Even if you think this is something that doesn't interestyou, I would be really grateful if you could mail me, letting me know that you got this message.

I hope this all makes sense, and fingers crossed I'll speak to you soon.

All the best,

*** *** ***

So I wrote him back and sent him my phone number. Today, after my first final, I come in to a blinking answering machine. The message was from Ben.

He called me from London, to ask if they could feature my site on BBC 4 TV! I was positively glowing with pleasure. Afterall, a little exposure in the British Isles couldn't hurt my site at all... Obviously, I was pleasantly pleased and agreed to send him a few files.

So it's Monday and it's already been a very interesting week for me. I wonder what Tuesday has in store...

Saturday, May 06, 2000


Sadly, I'll probably never experience the joys of time travel. I will have to settle for the vicarious thrills of the Star Trek TV series.
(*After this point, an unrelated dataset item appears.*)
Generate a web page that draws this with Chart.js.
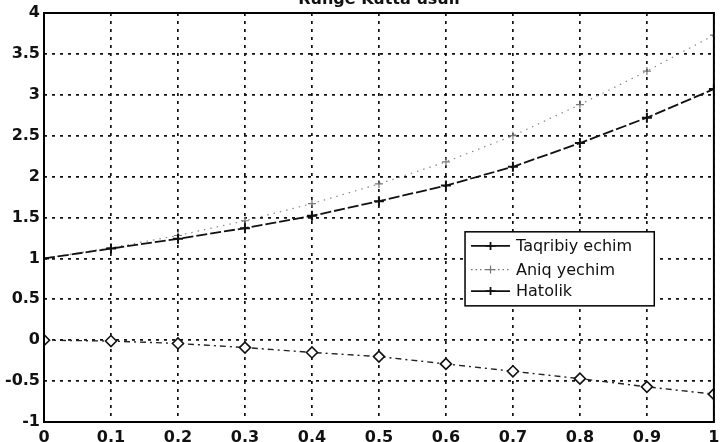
<!DOCTYPE html>
<html>
<head>
<meta charset="utf-8">
<script src="https://cdn.jsdelivr.net/npm/chart.js@4/dist/chart.umd.min.js"></script>
<style>
html,body{margin:0;padding:0;background:#fff;}
#wrap{width:721px;height:442px;position:relative;}
</style>
</head>
<body>
<div id="wrap"><canvas id="c" width="721" height="442"></canvas></div>
<script>
const titleText = "Runge Kutta usuli";
const xValues = [0, 0.1, 0.2, 0.3, 0.4, 0.5, 0.6, 0.7, 0.8, 0.9, 1];
const taqribiy = [1, 1.12, 1.24, 1.37, 1.52, 1.70, 1.89, 2.12, 2.41, 2.72, 3.07];
const aniq = [1, 1.13, 1.28, 1.46, 1.67, 1.91, 2.18, 2.50, 2.88, 3.29, 3.73];
const hatolik = [0, -0.01, -0.04, -0.09, -0.15, -0.20, -0.29, -0.38, -0.47, -0.57, -0.66];
const seriesNames = ["Taqribiy echim", "Aniq yechim", "Hatolik"];
const xTickLabels = ["0", "0.1", "0.2", "0.3", "0.4", "0.5", "0.6", "0.7", "0.8", "0.9", "1"];
const yTickLabels = ["-1", "-0.5", "0", "0.5", "1", "1.5", "2", "2.5", "3", "3.5", "4"];

function pts(ys){ return xValues.map((x,i)=>({x:x,y:ys[i]})); }

const tickFont = {family:"DejaVu Sans", size:16, weight:"bold"};

const boxPlugin = {
  id:'boxPlugin',
  afterDatasetsDraw(chart){
    const ctx = chart.ctx, a = chart.chartArea;
    ctx.save();
    ctx.setLineDash([]);
    ctx.strokeStyle = '#000';
    ctx.lineWidth = 2;
    ctx.strokeRect(a.left, a.top, a.right - a.left, a.bottom - a.top);
    // title, partially cut off at top
    ctx.fillStyle = '#111';
    ctx.font = 'bold 16px "DejaVu Sans"';
    ctx.textAlign = 'center';
    ctx.textBaseline = 'alphabetic';
    ctx.fillText(titleText, (a.left + a.right)/2, 4);

    // legend
    const W = a.right - a.left, H = a.bottom - a.top;
    const lx = a.left + W*0.6285, ly = a.top + H*0.535;
    const lw = W*0.2825, lh = H*0.181;
    ctx.fillStyle = '#fff';
    ctx.fillRect(lx, ly, lw, lh);
    ctx.lineWidth = 1.5;
    ctx.strokeStyle = '#000';
    ctx.strokeRect(lx, ly, lw, lh);
    const rows = [ly + lh*0.19, ly + lh*0.51, ly + lh*0.80];
    const sx1 = lx + 6, sx2 = lx + 45, mx = (sx1+sx2)/2;
    ctx.font = '16px "DejaVu Sans"';
    ctx.textAlign = 'left';
    ctx.textBaseline = 'middle';
    rows.forEach((ry,i)=>{
      ctx.save();
      if (i === 1) { ctx.setLineDash([1.5,3]); ctx.strokeStyle = '#777'; ctx.lineWidth = 1.2; }
      else { ctx.setLineDash([]); ctx.strokeStyle = '#111'; ctx.lineWidth = 1.8; }
      ctx.beginPath(); ctx.moveTo(sx1, ry); ctx.lineTo(sx2, ry); ctx.stroke();
      ctx.setLineDash([]);
      ctx.beginPath();
      ctx.moveTo(mx-5, ry); ctx.lineTo(mx+5, ry);
      ctx.moveTo(mx, ry-4); ctx.lineTo(mx, ry+4);
      ctx.stroke();
      ctx.restore();
      ctx.fillStyle = '#111';
      ctx.fillText(seriesNames[i], lx + 51, ry + 1);
    });
    ctx.restore();
  }
};

new Chart(document.getElementById('c'), {
  type:'line',
  data:{
    datasets:[
      {
        label: seriesNames[0],
        data: pts(taqribiy),
        borderColor:'#111', backgroundColor:'#111',
        borderWidth:1.8, borderDash:[11,3],
        pointStyle:'cross', pointRadius:5, pointBorderWidth:2,
        pointBorderColor:'#111', tension:0, order:1
      },
      {
        label: seriesNames[1],
        data: pts(aniq),
        borderColor:'#888', backgroundColor:'#888',
        borderWidth:1.2, borderDash:[1.5,5],
        pointStyle:'cross', pointRadius:4, pointBorderWidth:1.2,
        pointBorderColor:'#777', tension:0, order:2
      },
      {
        label: seriesNames[2],
        data: pts(hatolik),
        borderColor:'#222', backgroundColor:'#fff',
        borderWidth:1.4, borderDash:[6,4,2,4],
        pointStyle:'rectRot', pointRadius:5.5, pointBorderWidth:1.6,
        pointBorderColor:'#111', pointBackgroundColor:'#fff', tension:0, order:3
      }
    ]
  },
  options:{
    responsive:false,
    animation:false,
    layout:{padding:{top:13, right:4, left:0, bottom:0}},
    plugins:{legend:{display:false}, title:{display:false}, tooltip:{enabled:false}},
    scales:{
      x:{
        type:'linear', min:0, max:1,
        afterFit(s){ s.height = 20; s.paddingRight = 0; s.paddingLeft = 0; },
        afterBuildTicks(s){ s.ticks = xValues.map(v=>({value:v})); },
        ticks:{
          font:tickFont, color:'#111', padding:6, maxRotation:0, autoSkip:false,
          callback:(v,i)=>xTickLabels[i]
        },
        grid:{color:'#111', lineWidth:1.7, drawTicks:false, borderDash:[3,5]},
        border:{display:false, dash:[3,5]}
      },
      y:{
        type:'linear', min:-1, max:4,
        afterFit(s){ s.width = 44; s.paddingTop = 0; s.paddingBottom = 0; },
        afterBuildTicks(s){ s.ticks = yTickLabels.map(t=>({value:parseFloat(t)})); },
        ticks:{
          font:tickFont, color:'#111', padding:4,
          callback:(v,i)=>yTickLabels[i]
        },
        grid:{color:'#111', lineWidth:1.7, drawTicks:false, borderDash:[3,5]},
        border:{display:false, dash:[3,5]}
      }
    }
  },
  plugins:[boxPlugin]
});
</script>
</body>
</html>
I admit it. I'm a trekker. And one of my favorite passive pleasures is soaking up all the majesty of the science fiction universe of the Trek shows.

I think I love the shows because they have a very optimistic view of humanity and the direction in which we are headed. Everybody knows that the first interracial kiss on American network TV was between that dashing Captain Kirk and the ebony beauty Uhura. Not only was that a sexy scene, it portrayed how immaterial the interracial thing would be in the future.

Another reason why the show is fun is that it explores how people get along with other cultures, ideas and technologies. In this respect, it can be seen as almost like mythology in reverse. Lessons taught from the distant future are similar to those taught from stories of long, long ago. (It's a little bit like the Star Wars prologue: "Long, long ago, in a galaxy far, far away." Doesn't this strike you as the modern equivalent to "Once upon a time in a kingdom far, far away"?

I love the escapism that the show provides me, also. After a long day at work or school, I adore sinking my teeth into a big gardenburger, sipping some juice and soaking up an episode of great adventure with interesting characters. I love trek.